Гоги убрал стружку, протёр нож и сложил его. Фигурку поставил на подоконник рядом с птичкой. Пусть стоят, напоминают о том, что в мире есть красота, которую можно создать своими руками.
За окном разгорался день. Время завтракать, встречаться с соседями, продолжать жить в этом странном, но ставшем родным мире. А работы по дереву будут напоминать — есть вещи вечные, не зависящие от политики и идеологии.
Искусство, красота, человеческое тепло.
Именно они делают жизнь стоящей.
К полудню Гоги решил, что сказочную картину нужно убрать из дома. Слишком опасно держать такое — если нагрянет обыск, объяснить будет нечем. Формализм, буржуазное влияние, отрыв от реальности — статей хватит на десять лет лагерей.
Он аккуратно снял холст с подрамника, свернул живописью внутрь, обернул газетой. Получился неприметный свёрток — можно сказать, что несёт чертежи или эскизы. План был простой: через чёрный ход, переулками, к мастерской одного знакомого художника на Остоженке. Там можно спрятать.
Но едва выйдя во двор, Гоги столкнулся с Петром Семёновичем.
— Гоша, ты куда? А я как раз хотел поговорить — про артель помнишь? Там сегодня собеседование.

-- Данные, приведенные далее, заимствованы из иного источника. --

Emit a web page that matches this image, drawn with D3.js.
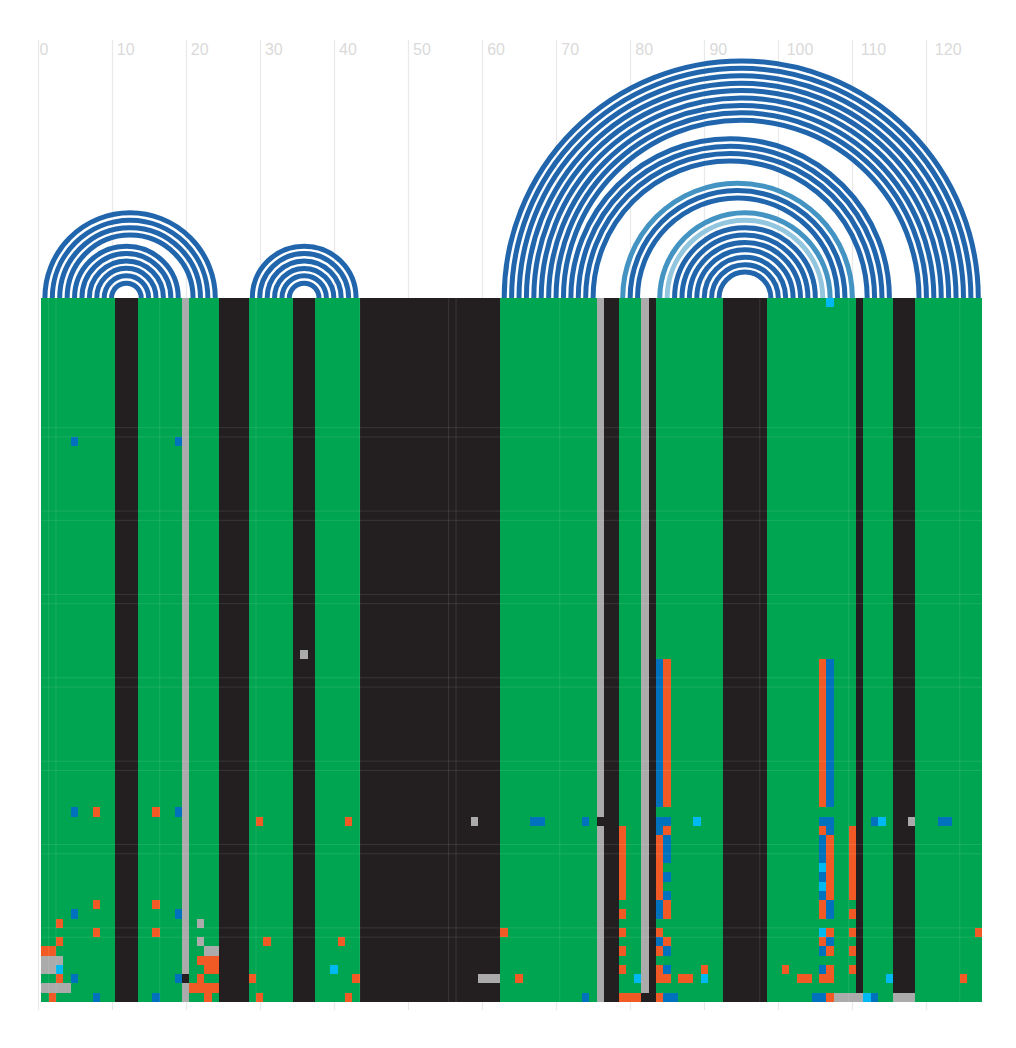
<!DOCTYPE html>
<html>
<head>
<meta charset="utf-8">
<script src="https://cdn.jsdelivr.net/npm/d3@7"></script>
<style>
  html, body { margin: 0; padding: 0; background: #ffffff; }
  svg { display: block; }
</style>
</head>
<body>
<svg id="chart" width="1016" height="1048"></svg>
<script>
// ---------------- DATA ----------------
// Axis tick labels (alignment position)
const tickValues = [0, 10, 20, 30, 40, 50, 60, 70, 80, 90, 100, 110, 120];

// Number of alignment columns and sequences (rows)
const nColumns = 127;
const nRows = 76;

// Column base class runs: [firstColumn, lastColumn, class]
// N = paired (green), K = unpaired (black), G = gap (grey)
const columnRuns = [
  [1, 10, 'N'], [11, 13, 'K'], [14, 19, 'N'], [20, 20, 'G'], [21, 24, 'N'],
  [25, 28, 'K'], [29, 34, 'N'], [35, 37, 'K'], [38, 43, 'N'], [44, 62, 'K'],
  [63, 75, 'N'], [76, 76, 'G'], [77, 78, 'K'], [79, 81, 'N'], [82, 82, 'G'],
  [83, 83, 'K'], [84, 92, 'N'], [93, 98, 'K'], [99, 110, 'N'], [111, 111, 'K'],
  [112, 115, 'N'], [116, 118, 'K'], [119, 127, 'N']
];

// Base pairs drawn as arcs: [i, j, colourClass]  (1 = dark, 2 = medium, 3 = light)
const basePairs = [
  [1, 24, 1], [2, 23, 1], [3, 22, 1], [4, 21, 1],
  [5, 19, 1], [6, 18, 1], [7, 17, 1], [8, 16, 1], [9, 15, 1], [10, 14, 1],
  [29, 43, 1], [30, 42, 1], [31, 41, 1], [32, 40, 1], [33, 39, 1], [34, 38, 1],
  [63, 127, 1], [64, 126, 1], [65, 125, 1], [66, 124, 1], [67, 123, 1],
  [68, 122, 1], [69, 121, 1], [70, 120, 1], [71, 119, 1],
  [72, 115, 1], [73, 114, 1], [74, 113, 1], [75, 112, 1],
  [79, 110, 2], [80, 109, 1], [81, 108, 1],
  [84, 107, 2], [85, 106, 3], [86, 105, 1], [87, 104, 1], [88, 103, 1],
  [89, 102, 1], [90, 101, 1], [91, 100, 1], [92, 99, 1]
];

// Cells that differ from their column's base class:
// [firstRow, lastRow, firstColumn, lastColumn, class]
// O = invalid pair (orange), B = covariation (blue), C = one-sided (cyan)
const cellOverrides = [
  [0, 0, 107, 107, 'C'],
  [15, 15, 5, 5, 'B'], [15, 15, 19, 19, 'B'],
  [38, 38, 36, 36, 'G'],
  [39, 54, 84, 84, 'B'], [39, 54, 85, 85, 'O'], [39, 54, 106, 106, 'O'], [39, 54, 107, 107, 'B'],
  [55, 55, 5, 5, 'B'], [55, 55, 8, 8, 'O'], [55, 55, 16, 16, 'O'], [55, 55, 19, 19, 'B'],
  [56, 56, 30, 30, 'O'], [56, 56, 42, 42, 'O'], [56, 56, 59, 59, 'G'], [56, 56, 67, 68, 'B'],
  [56, 56, 74, 74, 'B'], [56, 56, 76, 76, 'K'], [56, 56, 84, 85, 'B'], [56, 56, 89, 89, 'C'],
  [56, 56, 106, 107, 'B'], [56, 56, 113, 113, 'B'], [56, 56, 114, 114, 'C'],
  [56, 56, 118, 118, 'G'], [56, 56, 122, 123, 'B'],
  [57, 64, 79, 79, 'O'], [57, 64, 110, 110, 'O'],
  [57, 57, 84, 84, 'B'], [57, 57, 85, 85, 'O'], [57, 57, 106, 106, 'O'], [57, 57, 107, 107, 'B'],
  [58, 64, 84, 84, 'O'], [58, 64, 107, 107, 'O'],
  [58, 60, 85, 85, 'B'], [58, 60, 106, 106, 'B'],
  [61, 61, 106, 106, 'C'],
  [62, 62, 85, 85, 'B'], [62, 62, 106, 106, 'B'],
  [63, 63, 106, 106, 'C'],
  [64, 64, 85, 85, 'B'], [64, 64, 106, 106, 'B'],
  [65, 65, 8, 8, 'O'], [65, 65, 16, 16, 'O'],
  [65, 66, 84, 84, 'B'], [65, 66, 85, 85, 'O'], [65, 66, 106, 106, 'O'], [65, 66, 107, 107, 'B'],
  [66, 66, 5, 5, 'B'], [66, 66, 19, 19, 'B'], [66, 66, 79, 79, 'O'], [66, 66, 110, 110, 'O'],
  [67, 67, 3, 3, 'O'], [67, 67, 22, 22, 'G'],
  [68, 68, 8, 8, 'O'], [68, 68, 16, 16, 'O'], [68, 68, 63, 63, 'O'], [68, 68, 79, 79, 'O'],
  [68, 68, 84, 84, 'O'], [68, 68, 106, 106, 'C'], [68, 68, 107, 107, 'O'], [68, 68, 110, 110, 'O'],
  [68, 68, 127, 127, 'O'],
  [69, 69, 3, 3, 'O'], [69, 69, 22, 22, 'G'], [69, 69, 31, 31, 'O'], [69, 69, 41, 41, 'O'],
  [69, 69, 84, 84, 'B'], [69, 69, 85, 85, 'O'], [69, 69, 106, 106, 'O'], [69, 69, 107, 107, 'B'],
  [70, 70, 1, 2, 'O'], [70, 70, 23, 24, 'G'], [70, 70, 79, 79, 'O'], [70, 70, 84, 84, 'O'],
  [70, 70, 85, 85, 'B'], [70, 70, 106, 106, 'B'], [70, 70, 107, 107, 'O'], [70, 70, 110, 110, 'O'],
  [71, 71, 1, 3, 'G'], [71, 71, 22, 24, 'O'],
  [72, 72, 1, 2, 'G'], [72, 72, 3, 3, 'C'], [72, 72, 23, 24, 'O'], [72, 72, 40, 40, 'C'],
  [72, 72, 79, 79, 'O'], [72, 72, 84, 84, 'O'], [72, 72, 85, 85, 'B'], [72, 72, 90, 90, 'O'],
  [72, 72, 101, 101, 'O'], [72, 72, 106, 106, 'B'], [72, 72, 107, 107, 'O'], [72, 72, 110, 110, 'O'],
  [73, 73, 3, 3, 'O'], [73, 73, 5, 5, 'B'], [73, 73, 19, 19, 'B'], [73, 73, 20, 20, 'K'],
  [73, 73, 22, 22, 'O'], [73, 73, 29, 29, 'O'], [73, 73, 43, 43, 'O'], [73, 73, 60, 62, 'G'],
  [73, 73, 65, 65, 'O'], [73, 73, 81, 81, 'C'], [73, 73, 84, 85, 'O'], [73, 73, 87, 88, 'O'],
  [73, 73, 90, 90, 'C'], [73, 73, 103, 104, 'O'], [73, 73, 106, 107, 'O'], [73, 73, 115, 115, 'C'],
  [73, 73, 125, 125, 'O'],
  [74, 74, 1, 4, 'G'], [74, 74, 21, 24, 'O'],
  [75, 75, 2, 2, 'O'], [75, 75, 8, 8, 'B'], [75, 75, 16, 16, 'B'], [75, 75, 23, 23, 'O'],
  [75, 75, 30, 30, 'O'], [75, 75, 42, 42, 'O'], [75, 75, 74, 74, 'B'], [75, 75, 79, 81, 'O'],
  [75, 75, 82, 82, 'K'], [75, 75, 84, 84, 'O'], [75, 75, 85, 86, 'B'], [75, 75, 105, 106, 'B'],
  [75, 75, 107, 107, 'O'], [75, 75, 108, 111, 'G'], [75, 75, 112, 112, 'C'], [75, 75, 113, 113, 'B'],
  [75, 75, 116, 118, 'G']
];

// Faint tile seams visible in the original raster (row / column boundaries)
const seamRows = [14, 15, 23, 24, 32, 33, 41, 42, 50, 51, 59, 60, 68, 69];
const seamColumns = [1.5, 2.5, 16.5, 29.5, 43.5, 55.5, 56.5, 70.5, 97.5, 109.5, 124.5];

// ---------------- STYLE ----------------
const cellColor = {
  N: '#00a551', K: '#231f20', G: '#ababab',
  O: '#f15a24', B: '#0071bc', C: '#00b9f2'
};
const arcColor = { 1: '#2166ac', 2: '#4393c3', 3: '#92c5de' };

// ---------------- DRAW ----------------
const svg = d3.select('#chart');
const x = d3.scaleLinear().domain([0, 127.5]).range([37.5, 982]);
const y = d3.scaleLinear().domain([0, nRows]).range([298, 1002]);
const baseY = y(0);

// grid lines + labels
const gridG = svg.append('g');
gridG.selectAll('line').data(tickValues).join('line')
  .attr('x1', d => Math.round(x(d)) + 0.5).attr('x2', d => Math.round(x(d)) + 0.5)
  .attr('y1', 40).attr('y2', 1010)
  .attr('stroke', '#e9e9e9').attr('stroke-width', 1.2);
gridG.selectAll('text').data(tickValues).join('text')
  .attr('x', d => x(d) + 2 + 3.2 * (String(d).length - 1)).attr('y', 55)
  .attr('font-family', '"Liberation Sans", Arial, Helvetica, sans-serif')
  .attr('font-size', 16).attr('fill', '#dadada')
  .text(d => d);

// arcs
svg.append('g').selectAll('path').data(basePairs).join('path')
  .attr('d', d => {
    const x1 = x(d[0]), x2 = x(d[1]);
    const r = (x2 - x1) / 2;
    return `M${x1},${baseY} A${r},${r} 0 0 1 ${x2},${baseY}`;
  })
  .attr('fill', 'none')
  .attr('stroke', d => arcColor[d[2]])
  .attr('stroke-width', 5);

// cells: base column stripes
const cellsG = svg.append('g').attr('shape-rendering', 'crispEdges');
cellsG.selectAll('rect.base').data(columnRuns).join('rect')
  .attr('class', 'base')
  .attr('x', d => x(d[0] - 0.5))
  .attr('width', d => x(d[1] + 0.5) - x(d[0] - 0.5))
  .attr('y', y(0)).attr('height', y(nRows) - y(0))
  .attr('fill', d => cellColor[d[2]]);

// cells: overrides
cellsG.selectAll('rect.ov').data(cellOverrides).join('rect')
  .attr('class', 'ov')
  .attr('x', d => x(d[2] - 0.5))
  .attr('width', d => x(d[3] + 0.5) - x(d[2] - 0.5))
  .attr('y', d => y(d[0]))
  .attr('height', d => y(d[1] + 1) - y(d[0]))
  .attr('fill', d => cellColor[d[4]]);

// faint seams
const seamG = svg.append('g').attr('stroke', '#ffffff').attr('stroke-opacity', 0.1).attr('stroke-width', 1);
seamG.selectAll('line.h').data(seamRows).join('line')
  .attr('class', 'h')
  .attr('x1', x(0.5)).attr('x2', x(nColumns + 0.5))
  .attr('y1', d => y(d)).attr('y2', d => y(d));
seamG.selectAll('line.v').data(seamColumns).join('line')
  .attr('class', 'v')
  .attr('x1', d => x(d)).attr('x2', d => x(d))
  .attr('y1', y(0)).attr('y2', y(nRows));
</script>
</body>
</html>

— Да некогда мне сейчас, Пётр Семёныч…
— Да ладно, проводи меня. По дороге и поговорим.
Отказаться было неудобно — сосед помог не раз, выручал в трудную минуту. Пришлось согласиться. А артель была в центре, на Кузнецком мосту.

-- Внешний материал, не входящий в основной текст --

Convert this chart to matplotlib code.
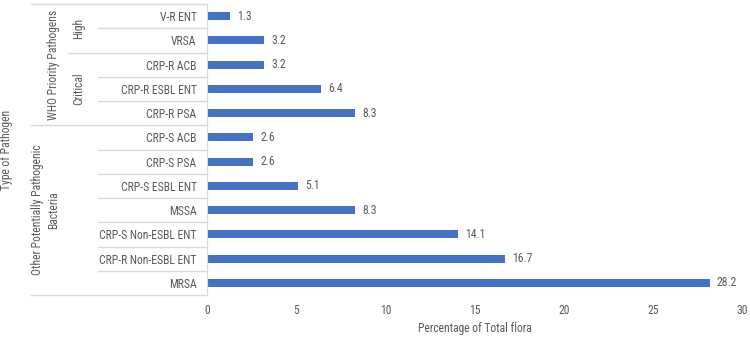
import matplotlib
matplotlib.use("Agg")
import matplotlib.pyplot as plt
from matplotlib.transforms import blended_transform_factory
from matplotlib import font_manager

# data, top row first
pathogens = ["V-R ENT", "VRSA", "CRP-R ACB", "CRP-R ESBL ENT", "CRP-R PSA",
             "CRP-S ACB", "CRP-S PSA", "CRP-S ESBL ENT", "MSSA",
             "CRP-S Non-ESBL ENT", "CRP-R Non-ESBL ENT", "MRSA"]
flora_pct = [1.3, 3.2, 3.2, 6.4, 8.3, 2.6, 2.6, 5.1, 8.3, 14.1, 16.7, 28.2]
tiers = ["High", "High", "Critical", "Critical", "Critical",
         "", "", "", "", "", "", ""]
groups = ["WHO Priority Pathogens"] * 5 + ["Other Potentially Pathogenic\nBacteria"] * 7
xticks = [0, 5, 10, 15, 20, 25, 30]

names = {f.name for f in font_manager.fontManager.ttflist}
fam = "Liberation Sans"
for cand in ["Liberation Sans Narrow", "Roboto Condensed", "Arial Narrow", "Lato"]:
    if cand in names:
        fam = cand
        break
plt.rcParams["font.family"] = [fam, "DejaVu Sans"]

TXT = "#595959"
LINE = "#D9D9D9"
BAR = "#4472C4"

W, H = 750, 337
fig = plt.figure(figsize=(7.5, 3.37), dpi=100)

# pick a size so the longest label is about as wide as in the reference (~98 px)
r = fig.canvas.get_renderer()
probe = fig.text(0, 0, "CRP-R Non-ESBL ENT", fontsize=10)
wpx = probe.get_window_extent(r).width
probe.remove()
FS = min(9.0, 10 * 98 / wpx)

ax = fig.add_axes([207 / W, 1 - 295 / H, (742 - 207) / W, (295 - 4) / H])

n = len(pathogens)
ypos = list(range(n))
ax.barh(ypos, flora_pct, height=0.33, color=BAR)
for y, v in zip(ypos, flora_pct):
    ax.annotate(f"{v}", (v, y), xytext=(5, 0), textcoords="offset points",
                va="center", ha="left", fontsize=FS, color=TXT)

ax.set_xlim(0, 30)
ax.set_ylim(n - 0.5, -0.5)
ax.set_xticks(xticks)
ax.set_xticklabels([str(t) for t in xticks])
ax.set_yticks(ypos)
ax.set_yticklabels(pathogens)
ax.tick_params(axis="both", length=0, colors=TXT, labelsize=FS)
ax.tick_params(axis="x", pad=6.5)
ax.tick_params(axis="y", pad=7.5)
for s in ["top", "right", "bottom"]:
    ax.spines[s].set_visible(False)
ax.spines["left"].set_color(LINE)
ax.set_xlabel("Percentage of Total flora", fontsize=FS, color=TXT, labelpad=3.5)

# multi-level category axis
tr = blended_transform_factory(fig.transFigure, ax.transData)
x_axis = 207 / W
for b in range(n + 1):
    yb = b - 0.5
    if b == 0 or b == n or groups[b] != groups[b - 1]:
        x0 = 31 / W
    elif tiers[b] != tiers[b - 1]:
        x0 = 68 / W
    else:
        x0 = 98 / W
    ax.plot([x0, x_axis], [yb, yb], color=LINE, lw=1, transform=tr, clip_on=False)


def spans(labels):
    out = []
    start = 0
    for i in range(1, len(labels) + 1):
        if i == len(labels) or labels[i] != labels[start]:
            out.append((labels[start], start, i - 1))
            start = i
    return out


for lab, a, b in spans(tiers):
    if lab:
        ax.text(79 / W, (a + b) / 2, lab, rotation=90, ha="center", va="center",
                fontsize=FS, color=TXT, transform=tr)
for lab, a, b in spans(groups):
    xc = 54 / W if "\n" not in lab else 46 / W
    ax.text(xc, (a + b) / 2, lab, rotation=90, ha="center", va="center",
            fontsize=FS, color=TXT, transform=tr, multialignment="center",
            linespacing=1.3)

fig.text(7 / W, 1 - 150 / H, "Type of Pathogen", rotation=90, ha="center",
         va="center", fontsize=FS, color=TXT)

fig.savefig("out.png", dpi=100, facecolor="white")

Шли по Тверской. Пётр Семёнович говорил про работу, про планы, про светлое будущее. Гоги кивал, но думал о свёртке под мышкой. Картина была большой, неудобной, газета то и дело съезжала.

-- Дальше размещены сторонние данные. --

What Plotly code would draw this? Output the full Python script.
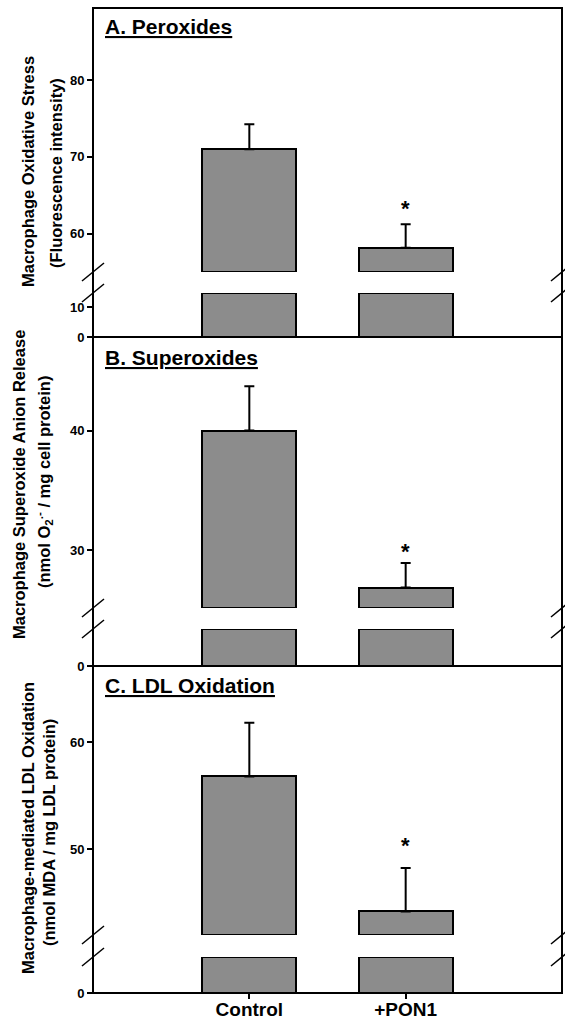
import plotly.graph_objects as go

# ---------------- data ----------------
categories = ["Control", "+PON1"]

peroxide_mean = [71.0, 58.2]
peroxide_sem = [3.25, 3.05]

superoxide_mean = [40.0, 26.9]
superoxide_sem = [3.7, 2.05]

ldl_mean = [56.8, 44.2]
ldl_sem = [5.0, 4.05]

star_y = [63.9, 30.3, 50.8]   # position of the significance asterisk (+PON1)

panel_titles = ["A. Peroxides", "B. Superoxides", "C. LDL Oxidation"]
ylabel_line1 = ["Macrophage Oxidative Stress",
                "Macrophage Superoxide Anion Release",
                "Macrophage-mediated LDL Oxidation"]
ylabel_line2 = ["(Fluorescence intensity)",
                "(nmol O<sub>2</sub><sup>.-</sup> / mg cell protein)",
                "(nmol MDA / mg LDL protein)"]

upper_ticks = [[60, 70, 80], [30, 40], [50, 60]]
lower_ticks = [[0, 10], [0, 5], [0, 10]]

# ---------------- layout geometry ----------------
W, H = 565, 1022
ML, MR, MT, MB = 93, 3, 8, 29
PW, PH = W - ML - MR, H - MT - MB


def fx(px):
    return (px - ML) / PW


def fy(py):
    return (H - MB - py) / PH


FONT = "Liberation Sans, Arial, sans-serif"

panels = [
    dict(mean=peroxide_mean, sem=peroxide_sem,
         upper_px=(8, 272), lower_px=(293, 337),
         upper_range=[55.05, 89.35], lower_range=[0, 14.7],
         lab_px=[(28, 172), (56, 173)], title_py=27),
    dict(mean=superoxide_mean, sem=superoxide_sem,
         upper_px=(337, 608), lower_px=(629, 666),
         upper_range=[25.2, 47.8], lower_range=[0, 4.9],
         lab_px=[(19, 485), (44, 482)], title_py=357),
    dict(mean=ldl_mean, sem=ldl_sem,
         upper_px=(666, 935), lower_px=(957, 993),
         upper_range=[42.0, 67.1], lower_range=[0, 9.5],
         lab_px=[(28, 828), (49, 833)], title_py=686),
]

fig = go.Figure()
shapes = []
annotations = []
layout_axes = {}

BAR_FILL = "#8c8c8c"

for i, p in enumerate(panels):
    up_id = 2 * i + 1
    lo_id = 2 * i + 2
    up_ref = "y" if up_id == 1 else f"y{up_id}"
    lo_ref = f"y{lo_id}"
    up_key = "yaxis" if up_id == 1 else f"yaxis{up_id}"
    lo_key = f"yaxis{lo_id}"

    ub = p["upper_range"][0]
    lt = p["lower_range"][1]

    # upper segment of the broken bars
    fig.add_trace(go.Bar(
        x=categories, y=[v - ub for v in p["mean"]], base=[ub] * len(p["mean"]),
        width=0.6, xaxis="x", yaxis=up_ref,
        marker=dict(color=BAR_FILL, line=dict(color="black", width=2)),
        error_y=dict(type="data", array=p["sem"], arrayminus=[0] * len(p["sem"]),
                     symmetric=False, color="black", thickness=2, width=5),
        showlegend=False, hoverinfo="skip"))
    # lower segment of the broken bars
    fig.add_trace(go.Bar(
        x=categories, y=[min(v, lt) for v in p["mean"]],
        width=0.6, xaxis="x", yaxis=lo_ref,
        marker=dict(color=BAR_FILL, line=dict(color="black", width=2)),
        showlegend=False, hoverinfo="skip"))

    ud = [fy(p["upper_px"][1]), fy(p["upper_px"][0])]
    ld = [max(0, fy(p["lower_px"][1])), fy(p["lower_px"][0])]
    common = dict(anchor="x", showgrid=False, zeroline=False, showline=False,
                  ticks="outside", ticklen=5, tickwidth=1.5, tickcolor="black",
                  tickfont=dict(family=FONT, size=13, color="black", weight="bold"),
                  fixedrange=True)
    layout_axes[up_key] = dict(domain=ud, range=p["upper_range"],
                               tickvals=upper_ticks[i], **common)
    layout_axes[lo_key] = dict(domain=ld, range=p["lower_range"],
                               tickvals=lower_ticks[i], **common)

    # panel frame
    shapes.append(dict(type="rect", xref="paper", yref="paper",
                       x0=0, x1=1, y0=ld[0], y1=ud[1],
                       line=dict(color="black", width=2), layer="above"))
    # break marks on left and right axes
    for yc in (ud[0], ld[1]):
        for xc in (0, 1):
            shapes.append(dict(type="line", xref="paper", yref="paper",
                               x0=xc - 11 / PW, x1=xc + 11 / PW,
                               y0=yc - 9 / PH, y1=yc + 9 / PH,
                               line=dict(color="black", width=1.5)))

    # y-axis title (two lines)
    for txt, (px, py) in zip([ylabel_line1[i], ylabel_line2[i]], p["lab_px"]):
        annotations.append(dict(text=f"<b>{txt}</b>", xref="paper", yref="paper",
                                x=fx(px), y=fy(py), textangle=-90, showarrow=False,
                                xanchor="center", yanchor="middle",
                                font=dict(family=FONT, size=16.5, color="black")))
    # panel title
    annotations.append(dict(text=f"<b><u>{panel_titles[i]}</u></b>",
                            xref="paper", yref="paper", x=fx(103), y=fy(p["title_py"]),
                            xanchor="left", yanchor="middle", showarrow=False,
                            font=dict(family=FONT, size=21, color="black")))
    # significance asterisk
    annotations.append(dict(text="<b>*</b>", xref="x", yref=up_ref,
                            x=categories[1], y=star_y[i], showarrow=False,
                            yanchor="middle", yshift=-5,
                            font=dict(family=FONT, size=22, color="black")))

fig.update_layout(
    width=W, height=H,
    margin=dict(l=ML, r=MR, t=MT, b=MB, autoexpand=False),
    paper_bgcolor="white", plot_bgcolor="white",
    barmode="overlay", bargap=0,
    xaxis=dict(domain=[0, 1], range=[-1, 2], anchor="y6", showgrid=False,
               zeroline=False, showline=False, ticks="outside", ticklen=5,
               tickwidth=1.5, tickcolor="black", ticklabelstandoff=-6,
               tickfont=dict(family=FONT, size=19, color="black", weight="bold"),
               fixedrange=True),
    shapes=shapes, annotations=annotations,
    **layout_axes,
)

fig.write_html("out.html", config={"displayModeBar": False},
               post_script="document.body.style.margin='0';document.body.style.overflow='hidden';")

— … а зарплата там неплохая, — продолжал Пётр Семёнович. — Сто двадцать рублей в месяц, плюс премии. И социальный пакет — отпуск, путёвки…
На площади у Большого театра движение остановилось. Впереди ехала колонна чёрных автомобилей — длинных, блестящих, с затемнёнными стёклами. Милиционеры перекрыли движение, люди жались к тротуарам.
— Начальство едет, — буркнул Пётр Семёнович. — Небось в Кремль.
Гоги смотрел на кортеж с любопытством. В центральной машине, едва различимая за стеклом, мелькнула фигура в тёмном костюме. Лысина, очки, знакомый профиль…
Внезапно газета сползла с картины. Яркие краски блеснули на солнце — изумрудное небо, золотые башни, летающие драконы. Несколько прохожих обернулись, но Гоги быстро прикрыл свёрток.
Слишком поздно.
Кортеж остановился. Из средней машины вышел человек в сером костюме — плотный, среднего роста, с пенсне. За ним — охранники в одинаковых пиджаках, с внимательными глазами.
Лаврентий Павлович Берия собственной персоной.
Он что-то сказал одному из охранников, кивнул в сторону Гоги. Тот направился к ним, расталкивая толпу.
— Товарищ, — обратился он к Гоги, — что у вас там?
— Картина, — ответил Гоги, стараясь говорить спокойно.
— Можно посмотреть?
Отказаться было невозможно. Гоги развернул свёрток, показал краешек полотна. Охранник посмотрел, вернулся к Берии, что-то доложил.
Берия подошёл ближе. Внимательно, молча разглядывал картину. Лицо его было непроницаемым — ни удивления, ни осуждения. Просто изучал, как энтомолог изучает редкого жука.
— Необычно, — сказал он наконец. — Ваша работа?
— Моя.
— Понятно. — Берия снял пенсне, протер стёкла. — А вы кто по профессии?
— Художник. Георгий Валерьевич Гогенцоллер.
— Гогенцоллер… — Берия задумался. — Интересная фамилия. Немецкая?